Filled with love, hope, promises and grace.


The Book that says,

  • “Come to Me, all you who labour and are burdened, and I shall give you rest.” (Mattithyahu (Matthew) 11:28).
  • “But those who wait on Yahweh renew their strength, they raise up the wing like eagles, they run and are not weary, they walk and do not faint.” (Yeshayah (Isaiah 40: 31).
  • “I have strength to do all, through Messiah who empowers me.” (Pilipiyim (Philippians) 4:13).
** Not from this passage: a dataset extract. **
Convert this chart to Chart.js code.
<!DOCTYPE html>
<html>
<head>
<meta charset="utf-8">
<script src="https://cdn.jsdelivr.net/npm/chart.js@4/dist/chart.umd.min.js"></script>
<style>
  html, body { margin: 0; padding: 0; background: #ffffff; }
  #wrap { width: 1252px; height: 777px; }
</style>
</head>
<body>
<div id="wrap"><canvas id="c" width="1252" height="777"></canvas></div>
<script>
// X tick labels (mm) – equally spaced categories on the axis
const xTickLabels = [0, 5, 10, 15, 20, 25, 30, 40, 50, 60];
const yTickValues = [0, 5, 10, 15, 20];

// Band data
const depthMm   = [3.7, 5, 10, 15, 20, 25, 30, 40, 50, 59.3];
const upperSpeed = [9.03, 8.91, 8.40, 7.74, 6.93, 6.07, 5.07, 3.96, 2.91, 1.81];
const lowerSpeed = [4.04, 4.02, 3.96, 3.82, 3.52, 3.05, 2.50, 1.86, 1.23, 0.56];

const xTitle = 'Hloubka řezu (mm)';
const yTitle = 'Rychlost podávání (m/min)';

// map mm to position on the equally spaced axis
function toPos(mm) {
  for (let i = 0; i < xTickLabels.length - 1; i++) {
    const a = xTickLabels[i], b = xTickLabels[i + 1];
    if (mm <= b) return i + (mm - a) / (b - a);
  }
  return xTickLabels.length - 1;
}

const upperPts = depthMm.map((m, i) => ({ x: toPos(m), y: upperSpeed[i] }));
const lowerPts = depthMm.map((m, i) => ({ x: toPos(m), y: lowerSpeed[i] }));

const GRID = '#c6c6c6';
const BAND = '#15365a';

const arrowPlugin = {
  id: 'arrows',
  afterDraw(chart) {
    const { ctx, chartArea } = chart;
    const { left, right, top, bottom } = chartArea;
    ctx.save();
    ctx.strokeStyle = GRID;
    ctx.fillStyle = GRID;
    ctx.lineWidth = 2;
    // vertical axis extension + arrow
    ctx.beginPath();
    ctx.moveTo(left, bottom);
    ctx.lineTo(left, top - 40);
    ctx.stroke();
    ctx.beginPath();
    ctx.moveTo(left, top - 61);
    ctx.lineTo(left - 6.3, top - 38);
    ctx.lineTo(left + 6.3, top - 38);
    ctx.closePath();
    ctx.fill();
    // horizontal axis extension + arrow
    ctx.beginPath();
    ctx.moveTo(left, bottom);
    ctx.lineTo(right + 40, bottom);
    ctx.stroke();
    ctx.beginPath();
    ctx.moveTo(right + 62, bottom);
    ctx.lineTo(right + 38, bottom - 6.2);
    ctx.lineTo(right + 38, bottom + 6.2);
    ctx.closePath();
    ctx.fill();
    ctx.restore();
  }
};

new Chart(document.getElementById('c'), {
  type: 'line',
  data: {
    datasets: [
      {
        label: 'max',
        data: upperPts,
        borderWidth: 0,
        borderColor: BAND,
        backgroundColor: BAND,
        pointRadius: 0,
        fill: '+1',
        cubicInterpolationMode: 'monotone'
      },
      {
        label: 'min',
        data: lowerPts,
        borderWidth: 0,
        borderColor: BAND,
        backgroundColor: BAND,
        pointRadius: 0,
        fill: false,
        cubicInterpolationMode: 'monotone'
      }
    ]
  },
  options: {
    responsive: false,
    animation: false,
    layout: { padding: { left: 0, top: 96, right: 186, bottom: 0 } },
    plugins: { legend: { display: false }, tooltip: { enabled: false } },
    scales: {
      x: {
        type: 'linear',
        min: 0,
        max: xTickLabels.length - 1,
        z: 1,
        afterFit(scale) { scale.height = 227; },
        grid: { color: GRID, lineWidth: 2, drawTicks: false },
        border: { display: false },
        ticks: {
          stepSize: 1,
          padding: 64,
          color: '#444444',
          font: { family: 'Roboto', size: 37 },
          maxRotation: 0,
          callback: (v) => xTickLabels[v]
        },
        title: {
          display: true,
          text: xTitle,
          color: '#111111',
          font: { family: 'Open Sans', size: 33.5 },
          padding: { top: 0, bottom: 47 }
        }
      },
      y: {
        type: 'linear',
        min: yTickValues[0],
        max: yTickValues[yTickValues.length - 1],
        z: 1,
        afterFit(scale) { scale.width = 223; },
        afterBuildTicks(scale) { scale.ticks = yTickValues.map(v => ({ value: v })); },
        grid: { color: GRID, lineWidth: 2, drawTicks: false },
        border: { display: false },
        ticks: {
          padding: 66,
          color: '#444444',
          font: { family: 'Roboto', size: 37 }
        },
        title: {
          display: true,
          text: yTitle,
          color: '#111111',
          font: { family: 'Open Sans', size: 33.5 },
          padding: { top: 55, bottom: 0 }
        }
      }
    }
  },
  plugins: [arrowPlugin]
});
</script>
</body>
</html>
Days like this can feel dreadful, why bother, why care. Days like this are when we reach out to the hem of Yeshua’s garment. When we humble ourselves and soften our hearts. When we pray and cry to Yahweh for the strength to continue on. We slow down and see the beauty. We remember His goodness and grace. We serve an Elohim who loves us so much. He paints the sky every morning and night. Yet, so often, we are too distracted, and exhausted from the demands of this world to notice.


So, even on the hardest days, I pause. I breathe. I look to the One who never tires, who renews my strength, who surrounds me with daily reminders of His love. The pink skies, the hot coffee, the quiet hum of a morning routine- these are not mundane things. They are beautiful blessings.